I was able to make some small strides - a phone call here, a text there. Clearing my email, checking in online. Not on the same day of course, but over a week or two. But I felt the pressure so intensely to be positive, and to 'maintain my brand', so to speak. It felt awful, and dishonest, which just fed into the fear. Why can't I be positive like everyone else? Why am I having such a hard time? What's wrong with me?


What I slowly noticed was the people I talked to were feeling the same weirdness. The same limbo of uncertainty, of not knowing what was really important right now. Everyone was afraid and unsure...it's just that no one was talking about it. So I decided I would.


This is the first time I have written since the virus sent us into lockdown. This morning was the first time I really got my cards out and did my normal, pre-virus morning routine. I consider these to be triumphs.


My goal at this point is extremely simple:

Take every day as it comes, and do the best I can with it.


That includes being gentle with myself on days when I can't muster the motivation to put on pants. And to be proud of myself for the little things, like this writing.


And most importantly, to be honest about my journey, so that others may feel they can be, too.


One of the biggest weapons we have against negativity is gratitude. Sometimes it's hard to find things to be grateful for in frightening situations, but of course that's when it's most important. And we don't have to make them huge things.
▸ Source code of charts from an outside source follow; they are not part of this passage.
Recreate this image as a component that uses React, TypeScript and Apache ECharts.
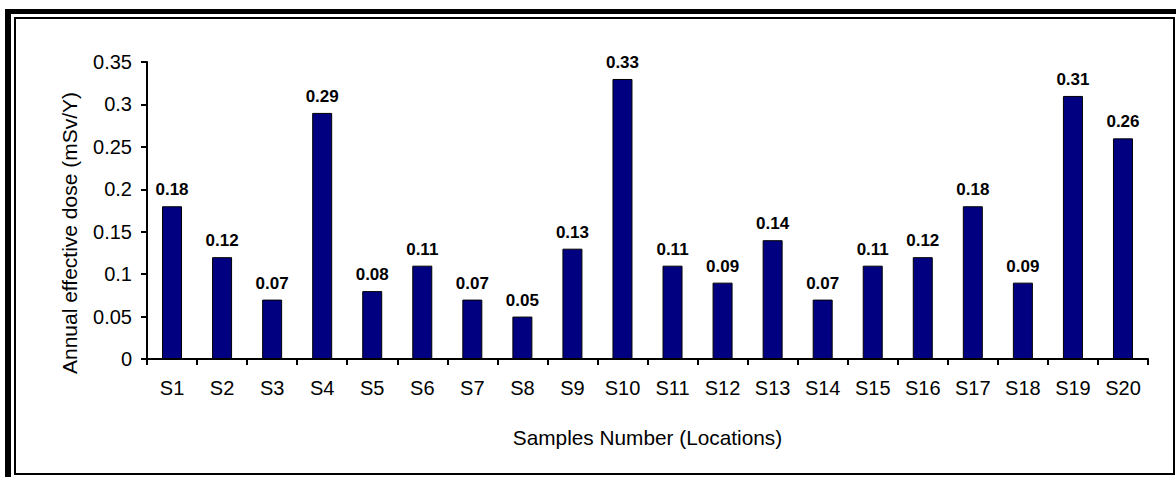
import React, { useEffect, useRef } from "react";
import * as echarts from "echarts";

const categories = ["S1","S2","S3","S4","S5","S6","S7","S8","S9","S10","S11","S12","S13","S14","S15","S16","S17","S18","S19","S20"];
const doses = [0.18,0.12,0.07,0.29,0.08,0.11,0.07,0.05,0.13,0.33,0.11,0.09,0.14,0.07,0.11,0.12,0.18,0.09,0.31,0.26];
const yAxisTitle = "Annual effective dose (mSv/Y)";
const xAxisTitle = "Samples Number (Locations)";

const FONT = "'Liberation Sans', Arial, sans-serif";

export default function App() {
  const ref = useRef<HTMLDivElement>(null);
  useEffect(() => {
    if (!ref.current) return;
    const chart = echarts.init(ref.current, undefined, { renderer: "svg" });
    chart.setOption({
      animation: false,
      backgroundColor: "#ffffff",
      textStyle: { fontFamily: FONT },
      grid: { left: 147, right: 28, top: 62, bottom: 118, containLabel: false },
      graphic: [
        { type: "rect", shape: { x: 5, y: 9, width: 1171, height: 5 }, style: { fill: "#000" } },
        { type: "rect", shape: { x: 5, y: 9, width: 6, height: 468 }, style: { fill: "#000" } },
        { type: "rect", shape: { x: 15, y: 18, width: 1159, height: 456 }, style: { fill: "none", stroke: "#000", lineWidth: 2 } },
        {
          type: "text",
          x: 69,
          y: 233,
          rotation: Math.PI / 2,
          style: {
            text: yAxisTitle,
            fill: "#000",
            font: `21px ${FONT}`,
            textAlign: "center",
            textVerticalAlign: "middle",
          },
        },
      ],
      xAxis: {
        type: "category",
        data: categories,
        name: xAxisTitle,
        nameLocation: "middle",
        nameGap: 68,
        nameTextStyle: { fontSize: 20.8, color: "#000", fontFamily: FONT },
        axisLine: { lineStyle: { color: "#000", width: 2 } },
        axisTick: { show: true, inside: false, length: 6, lineStyle: { color: "#000", width: 2 } },
        axisLabel: { color: "#000", fontSize: 20, margin: 19, fontFamily: FONT },
      },
      yAxis: {
        type: "value",
        min: 0,
        max: 0.35,
        interval: 0.05,
        axisLine: { show: true, lineStyle: { color: "#000", width: 2 } },
        axisTick: { show: true, inside: false, length: 6, lineStyle: { color: "#000", width: 2 } },
        axisLabel: { color: "#000", fontSize: 20, margin: 15, fontFamily: FONT },
        splitLine: { show: false },
      },
      series: [
        {
          type: "bar",
          data: doses,
          barWidth: 20,
          itemStyle: { color: "#000080", borderColor: "#000", borderWidth: 1 },
          label: {
            show: true,
            position: "top",
            distance: 8,
            fontSize: 17,
            fontWeight: "bold",
            color: "#000",
            fontFamily: FONT,
            formatter: (p: any) => String(p.value),
          },
        },
      ],
    });
    return () => chart.dispose();
  }, []);
  return <div ref={ref} style={{ position: "fixed", left: 0, top: 0, width: 1176, height: 477 }} />;
}
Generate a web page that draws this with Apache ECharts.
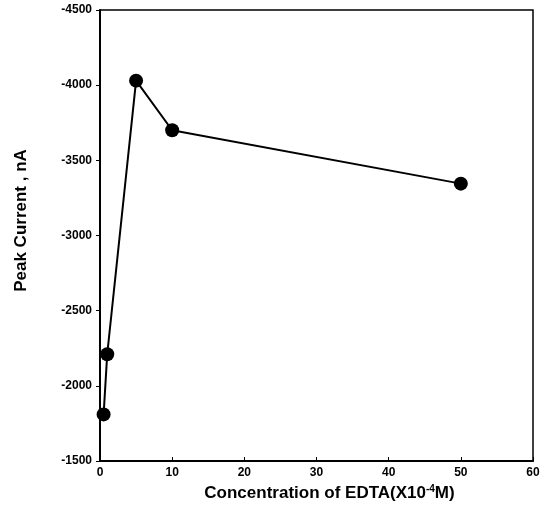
<!DOCTYPE html>
<html>
<head>
<meta charset="utf-8">
<script src="https://cdn.jsdelivr.net/npm/echarts@6/dist/echarts.min.js"></script>
<style>
html,body{margin:0;padding:0;background:#fff;}
#chart{width:543px;height:522px;}
</style>
</head>
<body>
<div id="chart"></div>
<script>
// Data
const concentrations = [0.5, 1, 5, 10, 50];          // EDTA (x10^-4 M)
const peakCurrents = [-1810, -2210, -4030, -3700, -3345]; // nA
const xTicks = [0, 10, 20, 30, 40, 50, 60];
const yTicks = [-4500, -4000, -3500, -3000, -2500, -2000, -1500];

const chart = echarts.init(document.getElementById('chart'));
const font = 'Liberation Sans, Arial, sans-serif';
chart.setOption({
  backgroundColor: '#fff',
  animation: false,
  grid: {left: 100, right: 10, top: 10, bottom: 61, show: true, borderColor: '#000', borderWidth: 1.5, backgroundColor: 'transparent'},
  xAxis: {
    type: 'value', min: xTicks[0], max: xTicks[xTicks.length-1], interval: 10,
    name: 'Concentration of EDTA(X10{sup|-4}M)',
    nameLocation: 'middle', nameGap: 23,
    nameTextStyle: {fontFamily: font, fontWeight: 'bold', fontSize: 17, color: '#000', padding: [0,0,0,26],
      rich: {sup: {fontFamily: font, fontWeight: 'bold', fontSize: 10, color: '#000', verticalAlign: 'top', padding: [0,0,8,0]}}},
    axisLine: {show: true, lineStyle: {color: '#000', width: 2}},
    axisTick: {show: true, inside: true, length: 4, lineStyle: {color: '#000', width: 1}},
    axisLabel: {fontFamily: font, fontWeight: 'bold', fontSize: 12, color: '#000', margin: 6},
    splitLine: {show: false}
  },
  yAxis: {
    type: 'value', min: yTicks[0], max: yTicks[yTicks.length-1], interval: 500, inverse: true,
    name: 'Peak Current , nA',
    nameLocation: 'middle', nameGap: 70,
    nameTextStyle: {fontFamily: font, fontWeight: 'bold', fontSize: 17, color: '#000', padding: [0,0,0,30]},
    axisLine: {show: true, lineStyle: {color: '#000', width: 2}},
    axisTick: {show: true, inside: false, length: 4, lineStyle: {color: '#000', width: 1}},
    axisLabel: {fontFamily: font, fontWeight: 'bold', fontSize: 12, color: '#000', margin: 8,
      formatter: v => '-' + Math.abs(v)},
    splitLine: {show: false}
  },
  series: [{
    type: 'line',
    data: concentrations.map((c, i) => [c, peakCurrents[i]]),
    symbol: 'circle', symbolSize: 14,
    lineStyle: {color: '#000', width: 2},
    itemStyle: {color: '#000'}
  }]
});
</script>
</body>
</html>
Maybe you took the trash out today. Maybe you answered an email. Maybe you took the dog for a walk or got your masks sewn or wrote a blog. Whatever it is, find that something to be grateful for, and hang on to it.


Inspired by a dear friend of mine, I'm going to start recording one thing every night that I'm grateful for, even if it's just that I showered that day. I encourage all of you to try this out as well, and see if it changes how you begin to view things.


It's okay if you're not okay, guys. No one really is, right now. If you're drowning, seek help. Please. Don't be afraid of outside judgment. There is power in community and communal feeling, and we truly are all in this together.


All love, fellow travelers. All my love.